* TASK GOAL:
Transcribe exactly the lines from the one containing "What Plotly code" through the one containing "Sans Condensed, DejaVu", both included, and leave out any pictures.

* RECORDS PROVIDED:
..............................

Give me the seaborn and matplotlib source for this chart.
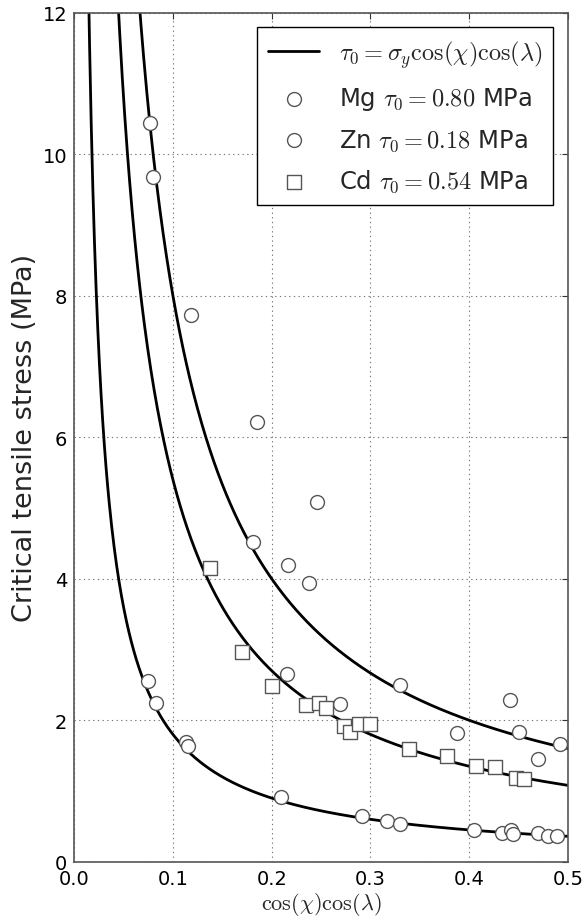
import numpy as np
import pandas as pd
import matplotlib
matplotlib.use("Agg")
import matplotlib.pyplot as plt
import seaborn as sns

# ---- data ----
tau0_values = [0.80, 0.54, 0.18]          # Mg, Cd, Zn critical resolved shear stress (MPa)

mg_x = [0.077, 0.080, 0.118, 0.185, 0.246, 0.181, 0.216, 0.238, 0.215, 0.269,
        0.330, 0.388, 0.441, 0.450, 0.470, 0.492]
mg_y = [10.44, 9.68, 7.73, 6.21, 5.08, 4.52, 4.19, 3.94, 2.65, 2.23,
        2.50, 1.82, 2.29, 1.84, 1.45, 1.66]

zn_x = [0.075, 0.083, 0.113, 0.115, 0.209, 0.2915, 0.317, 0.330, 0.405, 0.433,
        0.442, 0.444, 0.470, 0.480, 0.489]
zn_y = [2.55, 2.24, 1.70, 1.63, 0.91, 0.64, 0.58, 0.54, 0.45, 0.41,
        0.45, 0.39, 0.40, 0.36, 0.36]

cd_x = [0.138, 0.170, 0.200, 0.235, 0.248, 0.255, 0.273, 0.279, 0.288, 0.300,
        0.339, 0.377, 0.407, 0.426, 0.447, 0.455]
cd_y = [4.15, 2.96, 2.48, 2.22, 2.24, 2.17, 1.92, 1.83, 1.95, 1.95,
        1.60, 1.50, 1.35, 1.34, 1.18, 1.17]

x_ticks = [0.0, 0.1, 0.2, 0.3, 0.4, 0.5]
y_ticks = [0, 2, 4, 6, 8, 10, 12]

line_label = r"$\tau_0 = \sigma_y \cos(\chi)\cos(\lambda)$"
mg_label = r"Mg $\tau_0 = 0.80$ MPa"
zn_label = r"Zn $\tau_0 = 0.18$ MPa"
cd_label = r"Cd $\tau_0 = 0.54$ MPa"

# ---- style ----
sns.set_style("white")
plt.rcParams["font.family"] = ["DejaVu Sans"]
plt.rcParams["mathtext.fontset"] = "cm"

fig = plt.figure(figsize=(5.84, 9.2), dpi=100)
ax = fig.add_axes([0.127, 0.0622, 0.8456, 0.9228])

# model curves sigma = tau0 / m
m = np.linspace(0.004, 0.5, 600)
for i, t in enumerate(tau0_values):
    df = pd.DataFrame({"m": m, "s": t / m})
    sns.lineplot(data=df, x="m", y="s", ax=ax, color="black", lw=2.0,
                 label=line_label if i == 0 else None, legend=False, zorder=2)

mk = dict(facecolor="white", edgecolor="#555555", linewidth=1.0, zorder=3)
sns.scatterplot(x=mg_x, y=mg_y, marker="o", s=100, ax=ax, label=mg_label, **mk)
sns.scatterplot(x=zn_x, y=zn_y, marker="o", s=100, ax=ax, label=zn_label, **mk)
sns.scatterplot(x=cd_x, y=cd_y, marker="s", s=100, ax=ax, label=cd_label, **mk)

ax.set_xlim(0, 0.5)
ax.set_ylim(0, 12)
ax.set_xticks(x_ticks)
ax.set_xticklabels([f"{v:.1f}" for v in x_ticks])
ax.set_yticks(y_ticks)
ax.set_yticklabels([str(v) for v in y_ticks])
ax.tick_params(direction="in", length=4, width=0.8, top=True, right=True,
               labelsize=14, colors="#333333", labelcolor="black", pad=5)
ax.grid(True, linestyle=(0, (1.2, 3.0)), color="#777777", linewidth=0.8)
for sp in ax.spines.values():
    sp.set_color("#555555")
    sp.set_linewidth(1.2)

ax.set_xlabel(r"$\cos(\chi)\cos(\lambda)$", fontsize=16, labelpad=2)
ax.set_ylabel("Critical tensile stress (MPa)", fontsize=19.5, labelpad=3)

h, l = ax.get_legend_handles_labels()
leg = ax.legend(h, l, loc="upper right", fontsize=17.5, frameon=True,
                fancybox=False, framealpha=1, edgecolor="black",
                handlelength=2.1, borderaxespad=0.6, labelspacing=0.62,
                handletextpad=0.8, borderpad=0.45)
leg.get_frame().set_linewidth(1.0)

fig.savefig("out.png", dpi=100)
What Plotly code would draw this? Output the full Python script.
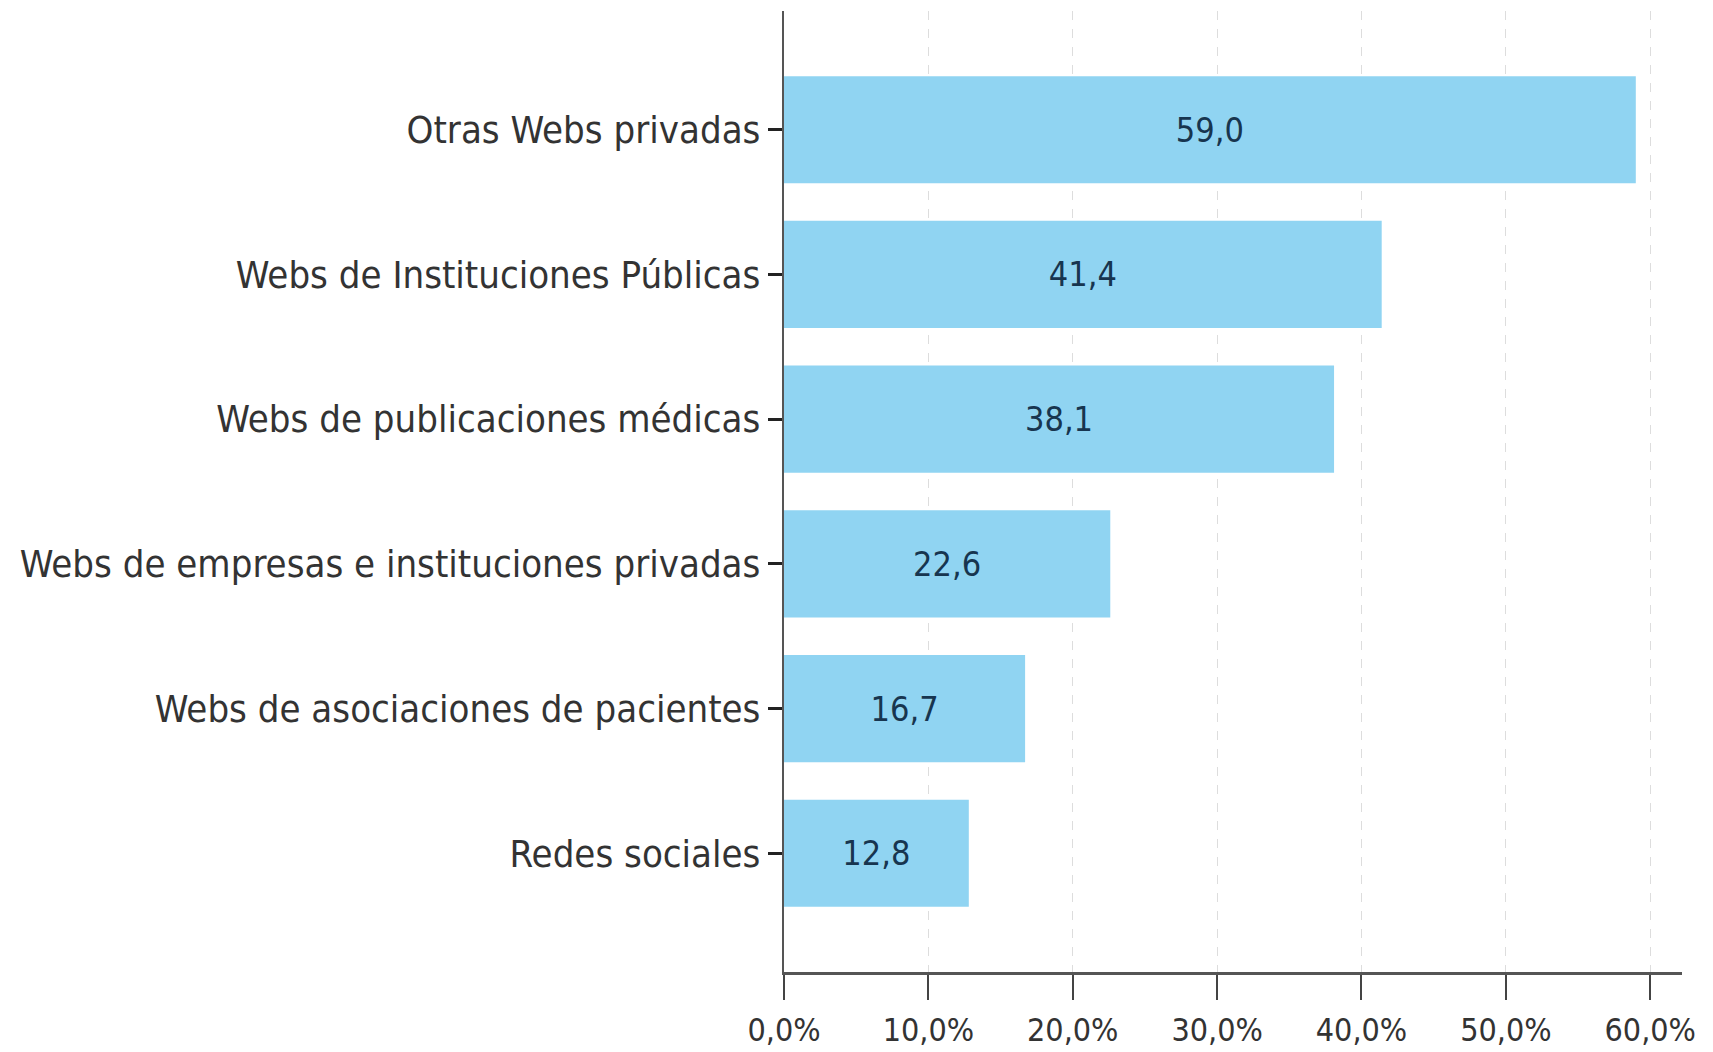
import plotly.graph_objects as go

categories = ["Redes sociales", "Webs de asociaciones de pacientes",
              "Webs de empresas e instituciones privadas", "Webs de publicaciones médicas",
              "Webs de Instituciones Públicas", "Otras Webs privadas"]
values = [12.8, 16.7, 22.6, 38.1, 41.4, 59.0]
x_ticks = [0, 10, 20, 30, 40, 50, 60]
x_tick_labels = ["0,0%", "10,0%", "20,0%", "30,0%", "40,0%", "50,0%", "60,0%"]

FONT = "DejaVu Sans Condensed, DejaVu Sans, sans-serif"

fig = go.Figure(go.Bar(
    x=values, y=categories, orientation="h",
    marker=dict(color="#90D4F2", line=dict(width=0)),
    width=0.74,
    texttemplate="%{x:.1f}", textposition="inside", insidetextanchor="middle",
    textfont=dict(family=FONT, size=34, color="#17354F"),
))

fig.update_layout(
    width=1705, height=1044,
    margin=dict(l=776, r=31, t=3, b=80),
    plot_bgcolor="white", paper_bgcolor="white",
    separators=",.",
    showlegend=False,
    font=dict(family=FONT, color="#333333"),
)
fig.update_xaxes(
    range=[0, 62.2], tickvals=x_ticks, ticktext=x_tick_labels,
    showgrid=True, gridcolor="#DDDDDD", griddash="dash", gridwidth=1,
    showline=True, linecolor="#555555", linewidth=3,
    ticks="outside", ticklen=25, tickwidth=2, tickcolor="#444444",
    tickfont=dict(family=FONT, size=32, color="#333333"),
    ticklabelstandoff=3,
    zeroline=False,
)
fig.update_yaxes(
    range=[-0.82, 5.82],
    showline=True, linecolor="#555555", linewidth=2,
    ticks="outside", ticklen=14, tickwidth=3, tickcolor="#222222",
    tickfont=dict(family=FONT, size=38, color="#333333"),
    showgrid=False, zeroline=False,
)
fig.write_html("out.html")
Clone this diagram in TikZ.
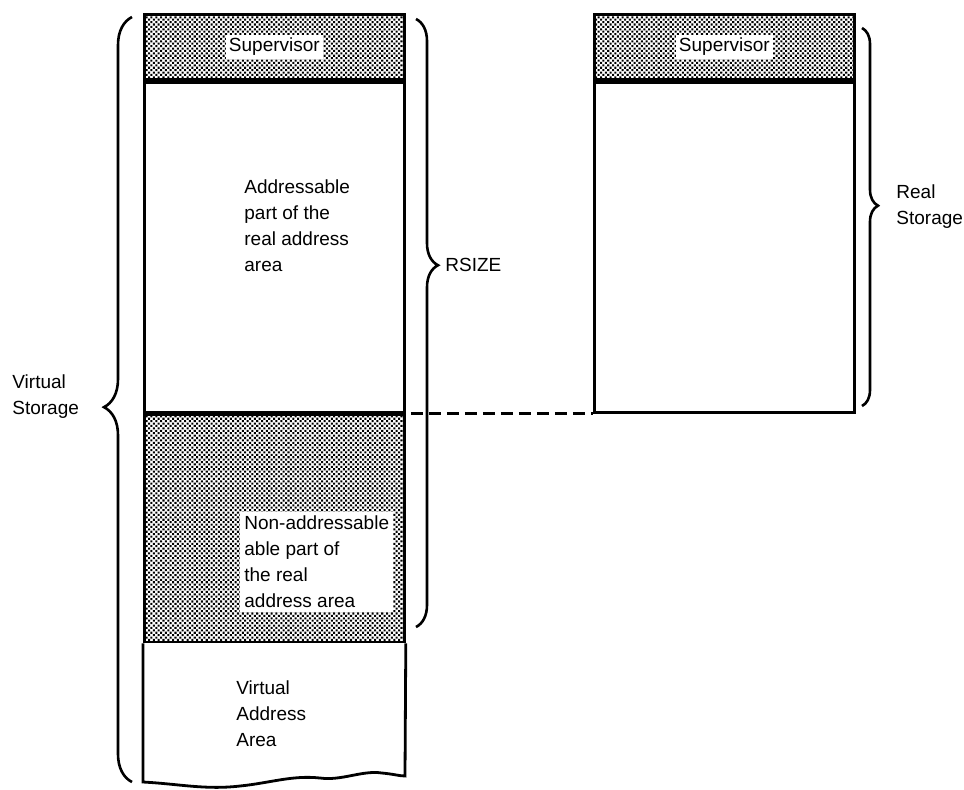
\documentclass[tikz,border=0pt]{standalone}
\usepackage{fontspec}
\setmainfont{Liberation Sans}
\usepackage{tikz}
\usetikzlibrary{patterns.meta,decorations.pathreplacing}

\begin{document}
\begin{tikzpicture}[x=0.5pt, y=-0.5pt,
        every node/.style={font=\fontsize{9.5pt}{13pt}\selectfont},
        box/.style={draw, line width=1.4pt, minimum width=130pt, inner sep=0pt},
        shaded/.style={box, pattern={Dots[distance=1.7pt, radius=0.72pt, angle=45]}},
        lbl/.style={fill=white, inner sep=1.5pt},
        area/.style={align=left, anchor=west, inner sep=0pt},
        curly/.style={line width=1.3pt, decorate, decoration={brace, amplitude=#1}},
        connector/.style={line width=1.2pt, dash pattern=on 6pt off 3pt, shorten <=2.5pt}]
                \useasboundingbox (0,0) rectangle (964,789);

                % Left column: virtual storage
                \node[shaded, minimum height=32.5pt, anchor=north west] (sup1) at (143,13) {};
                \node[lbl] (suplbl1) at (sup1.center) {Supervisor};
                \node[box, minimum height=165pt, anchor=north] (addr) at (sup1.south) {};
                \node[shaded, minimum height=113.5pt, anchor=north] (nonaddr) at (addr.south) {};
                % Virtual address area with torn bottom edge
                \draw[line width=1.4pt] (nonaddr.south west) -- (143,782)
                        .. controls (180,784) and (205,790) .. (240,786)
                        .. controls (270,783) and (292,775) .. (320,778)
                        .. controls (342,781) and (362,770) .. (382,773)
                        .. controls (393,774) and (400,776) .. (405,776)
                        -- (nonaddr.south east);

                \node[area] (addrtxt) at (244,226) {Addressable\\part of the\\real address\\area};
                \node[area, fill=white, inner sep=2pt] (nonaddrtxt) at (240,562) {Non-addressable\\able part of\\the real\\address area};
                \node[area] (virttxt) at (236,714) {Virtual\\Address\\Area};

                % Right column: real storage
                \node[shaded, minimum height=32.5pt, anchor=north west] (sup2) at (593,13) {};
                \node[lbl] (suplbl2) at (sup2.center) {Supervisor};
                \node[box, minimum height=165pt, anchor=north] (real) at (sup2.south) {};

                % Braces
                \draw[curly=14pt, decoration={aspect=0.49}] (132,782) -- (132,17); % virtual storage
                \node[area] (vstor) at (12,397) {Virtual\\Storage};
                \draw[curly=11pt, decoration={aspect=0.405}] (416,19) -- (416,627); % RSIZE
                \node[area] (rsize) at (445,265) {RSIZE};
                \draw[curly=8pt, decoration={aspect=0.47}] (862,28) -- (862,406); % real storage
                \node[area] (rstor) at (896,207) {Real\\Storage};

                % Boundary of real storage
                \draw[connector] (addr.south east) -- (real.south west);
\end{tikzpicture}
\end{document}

..............................

* THE RESPONSE:
What Plotly code would draw this? Output the full Python script.
import plotly.graph_objects as go

categories = ["Redes sociales", "Webs de asociaciones de pacientes",
              "Webs de empresas e instituciones privadas", "Webs de publicaciones médicas",
              "Webs de Instituciones Públicas", "Otras Webs privadas"]
values = [12.8, 16.7, 22.6, 38.1, 41.4, 59.0]
x_ticks = [0, 10, 20, 30, 40, 50, 60]
x_tick_labels = ["0,0%", "10,0%", "20,0%", "30,0%", "40,0%", "50,0%", "60,0%"]

FONT = "DejaVu Sans Condensed, DejaVu Sans, sans-serif"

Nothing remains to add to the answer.